Negli ultimi tempi si stanno moltiplicando le voci su prossime novità riguardo alla nota quota 100, ovvero la riforma delle pensioni varata nel precedente Governo Lega-M5s. Secondo alcuni partiti della maggioranza, tale istituto non sarebbe di fatto sostenibile per le finanze statali. Ecco allora che sta prendendo piede una soluzione differente, la cosiddetta “Quota 97”, già peraltro discussa in passato: vediamone i tratti essenziali.

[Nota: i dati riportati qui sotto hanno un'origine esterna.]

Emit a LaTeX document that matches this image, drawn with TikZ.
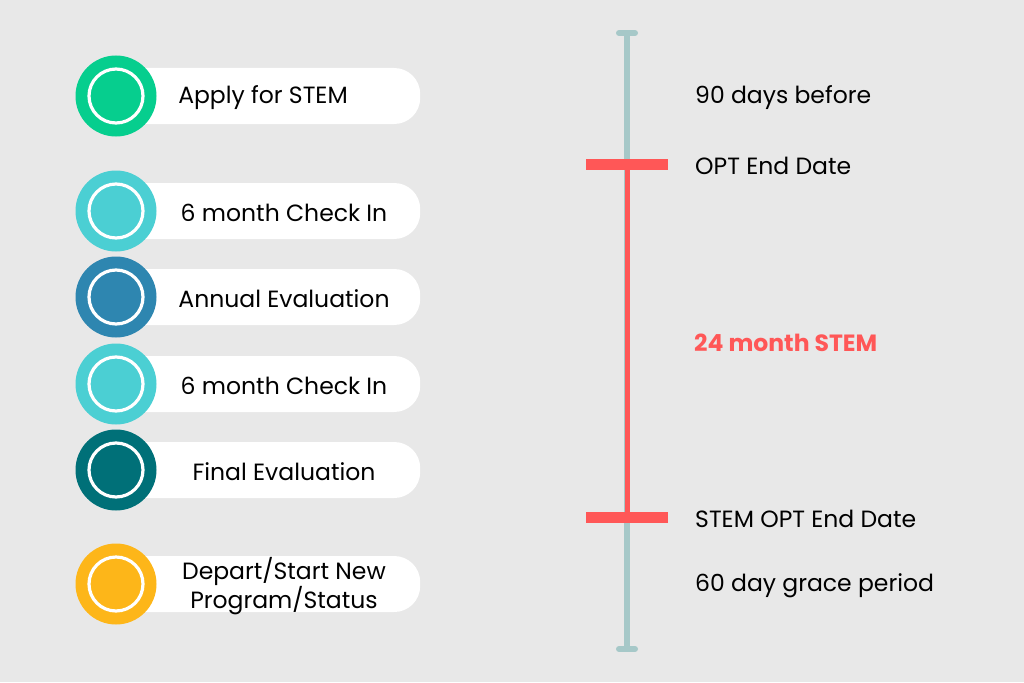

Quota 97: l’attuale contesto di riferimento
Come accennato, il tema pensioni è tornato a generare forti contrasti all’interno dei vari partiti in Parlamento. Se da una parte M5s e Lega (oggi pur su binari differenti), non vogliono che quota 100 sia toccata – in particolare i pentastellati sostengono che le risorse finanziarie per la prossima legge di bilancio 2020 sono già state individuate – dall’altra vi sono partiti come Italia Viva che, invece, ritengono tale tipologia di pensione anticipata sia insostenibile per l’Erario.
Quota 100 – ricordiamolo – permette fino al 31 dicembre 2021 l’uscita dal lavoro a 62 anni di età, a patto che vi siano almeno 38 anni di versamenti contributivi. Si tratta comunque di un triennio di sperimentazione, le cui effettive conseguenze, anche e soprattutto sul piano delle casse dello Stato, ancora non si sanno, o forse si temono.
In questo complesso scenario, che tuttavia potrebbe mutare non poco nelle prossime settimane, si inserisce – come accennato – l’ipotesi quota 97, come rimedio alle iniquità ed imperfezioni di quota 100. Tale pensione consentirebbe di effettuare un intervento non sperimentale, bensì strutturale, permanente e sistemico: in altre parole, quota 97 darebbe la possibilità di uscire dal lavoro con flessibilità e senza limiti di tempo.
Requisiti e funzionamento di questa pensione anticipata
Una proposta di questo tipo, di matrice PD (il principale promotore è Cesare Damiano), se attuata consentirebbe una flessibilità d’uscita ancora maggiore rispetto a quota 100, tuttavia comportando l’alto rischio di forti penalizzazioni, per quanto attiene il calcolo dell’assegno pensionistico. Una sorta di controbilanciamento, insomma, al fine che le casse dell’Erario possano sostenerne l’onere.
Quota 97 sarebbe rivolta, potenzialmente, a tutti i lavoratori iscritti alla totalità delle gestioni previdenziali Inps, senza distinzioni; tale misura, se fosse attuata senza apportare modifiche sostanziali all’idea di base, consentirebbe quindi la pensione anticipata al compimento dei 62 anni di età e almeno 35 anni di contributi. Quota 97 significa appunto la somma dell’età pensionabile e degli anni di contributi versati allo Stato. È necessario però specificare che, in questo scenario, sarebbero pensionabili soltanto i soggetti che integrano ambo i requisiti. Non sarebbe quindi possibile, ad esempio, un pensionamento anticipato di una persona di 61 anni e 36 di contributi, con quota 97.
A questo punto, soffermiamoci sul calcolo effettivo della pensione secondo quota 97. L’ipotesi prevalente sarebbe quella di un “taglio” dell’assegno pensionistico, altrimenti la misura finirebbe per costare di più della stessa quota 100. Insomma, i lavoratori con molti anni di attività alle spalle, per andare in pensione un po’ prima, dovrebbero accettare una decurtazione dell’assegno di pensione. Secondo il progetto originario di quota 97, si tratterebbe di un abbassamento dell’importo della pensione, pari al 2% per ogni anno di anticipo rispetto all’età per la pensione di vecchiaia. Dato che, secondo la legge attuale, l’età per poter ottenere la pensione di vecchiaia è pari a 67 anni, l’interessato potrebbe subire una decurtazione massima del 10%.
Concludendo, la questione pensioni – com’è noto – è tutt’altro che risolta; nelle prossime settimane pertanto vedremo se quota 100 verrà modificata o addirittura eliminata, per far spazio al ritorno della più flessibile, ma meno remunerativa, quota 97.